* Plotting code records
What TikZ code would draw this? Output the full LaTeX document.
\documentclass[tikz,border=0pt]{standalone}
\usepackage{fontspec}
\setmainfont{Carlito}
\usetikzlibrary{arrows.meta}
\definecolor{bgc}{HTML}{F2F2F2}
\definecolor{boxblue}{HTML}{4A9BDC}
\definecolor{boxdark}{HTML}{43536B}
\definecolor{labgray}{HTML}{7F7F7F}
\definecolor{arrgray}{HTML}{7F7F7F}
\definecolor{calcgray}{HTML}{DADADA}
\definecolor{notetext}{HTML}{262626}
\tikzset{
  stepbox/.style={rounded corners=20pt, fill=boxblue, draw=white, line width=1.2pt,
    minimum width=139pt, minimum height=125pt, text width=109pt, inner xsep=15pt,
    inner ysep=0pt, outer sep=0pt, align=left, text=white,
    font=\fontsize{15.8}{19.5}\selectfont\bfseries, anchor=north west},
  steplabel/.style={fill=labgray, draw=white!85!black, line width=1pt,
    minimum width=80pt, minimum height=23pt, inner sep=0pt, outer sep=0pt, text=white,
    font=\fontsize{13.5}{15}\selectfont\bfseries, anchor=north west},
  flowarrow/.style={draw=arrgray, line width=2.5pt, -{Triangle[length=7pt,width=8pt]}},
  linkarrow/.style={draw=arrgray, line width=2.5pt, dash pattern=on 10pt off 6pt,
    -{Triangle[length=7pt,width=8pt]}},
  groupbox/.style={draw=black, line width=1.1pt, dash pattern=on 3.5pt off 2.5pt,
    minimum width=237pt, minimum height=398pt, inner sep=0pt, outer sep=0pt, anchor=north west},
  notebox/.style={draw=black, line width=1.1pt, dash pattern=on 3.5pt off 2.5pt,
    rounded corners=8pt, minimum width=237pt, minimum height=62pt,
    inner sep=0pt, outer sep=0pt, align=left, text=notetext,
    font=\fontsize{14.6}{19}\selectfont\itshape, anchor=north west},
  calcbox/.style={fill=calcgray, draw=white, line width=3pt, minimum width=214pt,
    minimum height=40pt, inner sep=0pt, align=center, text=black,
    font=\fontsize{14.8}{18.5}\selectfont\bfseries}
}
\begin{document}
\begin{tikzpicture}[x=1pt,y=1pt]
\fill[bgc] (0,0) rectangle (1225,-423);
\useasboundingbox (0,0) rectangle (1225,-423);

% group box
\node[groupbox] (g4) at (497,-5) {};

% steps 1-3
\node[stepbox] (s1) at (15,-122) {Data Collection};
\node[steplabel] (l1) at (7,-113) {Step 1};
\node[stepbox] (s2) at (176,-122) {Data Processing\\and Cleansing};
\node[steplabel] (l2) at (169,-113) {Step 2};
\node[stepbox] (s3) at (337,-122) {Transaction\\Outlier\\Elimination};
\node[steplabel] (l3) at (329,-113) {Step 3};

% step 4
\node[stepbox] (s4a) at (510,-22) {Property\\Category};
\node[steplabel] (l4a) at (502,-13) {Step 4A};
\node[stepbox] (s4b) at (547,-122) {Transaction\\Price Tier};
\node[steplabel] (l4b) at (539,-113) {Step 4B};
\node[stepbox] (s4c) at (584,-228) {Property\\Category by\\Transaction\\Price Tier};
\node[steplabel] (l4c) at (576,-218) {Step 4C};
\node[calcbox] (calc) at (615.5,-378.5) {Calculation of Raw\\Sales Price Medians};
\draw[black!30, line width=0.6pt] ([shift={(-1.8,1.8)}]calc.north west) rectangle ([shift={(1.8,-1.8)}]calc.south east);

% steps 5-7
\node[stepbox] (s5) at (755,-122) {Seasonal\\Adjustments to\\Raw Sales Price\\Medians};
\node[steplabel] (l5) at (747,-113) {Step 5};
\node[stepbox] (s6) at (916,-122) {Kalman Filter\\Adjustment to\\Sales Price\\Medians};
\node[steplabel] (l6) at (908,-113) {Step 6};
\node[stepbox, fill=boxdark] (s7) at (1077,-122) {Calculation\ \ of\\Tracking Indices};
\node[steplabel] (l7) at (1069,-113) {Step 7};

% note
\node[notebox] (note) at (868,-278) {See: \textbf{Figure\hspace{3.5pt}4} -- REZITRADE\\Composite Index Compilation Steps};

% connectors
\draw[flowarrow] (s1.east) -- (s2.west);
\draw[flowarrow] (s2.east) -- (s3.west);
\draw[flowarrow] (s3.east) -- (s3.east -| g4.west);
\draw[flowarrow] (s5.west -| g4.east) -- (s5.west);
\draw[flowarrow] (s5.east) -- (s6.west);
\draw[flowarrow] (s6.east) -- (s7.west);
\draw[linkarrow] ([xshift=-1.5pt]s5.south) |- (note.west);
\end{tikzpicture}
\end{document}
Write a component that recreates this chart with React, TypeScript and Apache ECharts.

* PROBLEM DETAILS
Please repeat all the records above exactly as they appear.

* FULL RESPONSE
What TikZ code would draw this? Output the full LaTeX document.
\documentclass[tikz,border=0pt]{standalone}
\usepackage{fontspec}
\setmainfont{Carlito}
\usetikzlibrary{arrows.meta}
\definecolor{bgc}{HTML}{F2F2F2}
\definecolor{boxblue}{HTML}{4A9BDC}
\definecolor{boxdark}{HTML}{43536B}
\definecolor{labgray}{HTML}{7F7F7F}
\definecolor{arrgray}{HTML}{7F7F7F}
\definecolor{calcgray}{HTML}{DADADA}
\definecolor{notetext}{HTML}{262626}
\tikzset{
  stepbox/.style={rounded corners=20pt, fill=boxblue, draw=white, line width=1.2pt,
    minimum width=139pt, minimum height=125pt, text width=109pt, inner xsep=15pt,
    inner ysep=0pt, outer sep=0pt, align=left, text=white,
    font=\fontsize{15.8}{19.5}\selectfont\bfseries, anchor=north west},
  steplabel/.style={fill=labgray, draw=white!85!black, line width=1pt,
    minimum width=80pt, minimum height=23pt, inner sep=0pt, outer sep=0pt, text=white,
    font=\fontsize{13.5}{15}\selectfont\bfseries, anchor=north west},
  flowarrow/.style={draw=arrgray, line width=2.5pt, -{Triangle[length=7pt,width=8pt]}},
  linkarrow/.style={draw=arrgray, line width=2.5pt, dash pattern=on 10pt off 6pt,
    -{Triangle[length=7pt,width=8pt]}},
  groupbox/.style={draw=black, line width=1.1pt, dash pattern=on 3.5pt off 2.5pt,
    minimum width=237pt, minimum height=398pt, inner sep=0pt, outer sep=0pt, anchor=north west},
  notebox/.style={draw=black, line width=1.1pt, dash pattern=on 3.5pt off 2.5pt,
    rounded corners=8pt, minimum width=237pt, minimum height=62pt,
    inner sep=0pt, outer sep=0pt, align=left, text=notetext,
    font=\fontsize{14.6}{19}\selectfont\itshape, anchor=north west},
  calcbox/.style={fill=calcgray, draw=white, line width=3pt, minimum width=214pt,
    minimum height=40pt, inner sep=0pt, align=center, text=black,
    font=\fontsize{14.8}{18.5}\selectfont\bfseries}
}
\begin{document}
\begin{tikzpicture}[x=1pt,y=1pt]
\fill[bgc] (0,0) rectangle (1225,-423);
\useasboundingbox (0,0) rectangle (1225,-423);

% group box
\node[groupbox] (g4) at (497,-5) {};

% steps 1-3
\node[stepbox] (s1) at (15,-122) {Data Collection};
\node[steplabel] (l1) at (7,-113) {Step 1};
\node[stepbox] (s2) at (176,-122) {Data Processing\\and Cleansing};
\node[steplabel] (l2) at (169,-113) {Step 2};
\node[stepbox] (s3) at (337,-122) {Transaction\\Outlier\\Elimination};
\node[steplabel] (l3) at (329,-113) {Step 3};

% step 4
\node[stepbox] (s4a) at (510,-22) {Property\\Category};
\node[steplabel] (l4a) at (502,-13) {Step 4A};
\node[stepbox] (s4b) at (547,-122) {Transaction\\Price Tier};
\node[steplabel] (l4b) at (539,-113) {Step 4B};
\node[stepbox] (s4c) at (584,-228) {Property\\Category by\\Transaction\\Price Tier};
\node[steplabel] (l4c) at (576,-218) {Step 4C};
\node[calcbox] (calc) at (615.5,-378.5) {Calculation of Raw\\Sales Price Medians};
\draw[black!30, line width=0.6pt] ([shift={(-1.8,1.8)}]calc.north west) rectangle ([shift={(1.8,-1.8)}]calc.south east);

% steps 5-7
\node[stepbox] (s5) at (755,-122) {Seasonal\\Adjustments to\\Raw Sales Price\\Medians};
\node[steplabel] (l5) at (747,-113) {Step 5};
\node[stepbox] (s6) at (916,-122) {Kalman Filter\\Adjustment to\\Sales Price\\Medians};
\node[steplabel] (l6) at (908,-113) {Step 6};
\node[stepbox, fill=boxdark] (s7) at (1077,-122) {Calculation\ \ of\\Tracking Indices};
\node[steplabel] (l7) at (1069,-113) {Step 7};

% note
\node[notebox] (note) at (868,-278) {See: \textbf{Figure\hspace{3.5pt}4} -- REZITRADE\\Composite Index Compilation Steps};

% connectors
\draw[flowarrow] (s1.east) -- (s2.west);
\draw[flowarrow] (s2.east) -- (s3.west);
\draw[flowarrow] (s3.east) -- (s3.east -| g4.west);
\draw[flowarrow] (s5.west -| g4.east) -- (s5.west);
\draw[flowarrow] (s5.east) -- (s6.west);
\draw[flowarrow] (s6.east) -- (s7.west);
\draw[linkarrow] ([xshift=-1.5pt]s5.south) |- (note.west);
\end{tikzpicture}
\end{document}
Write a component that recreates this chart with React, TypeScript and Apache ECharts.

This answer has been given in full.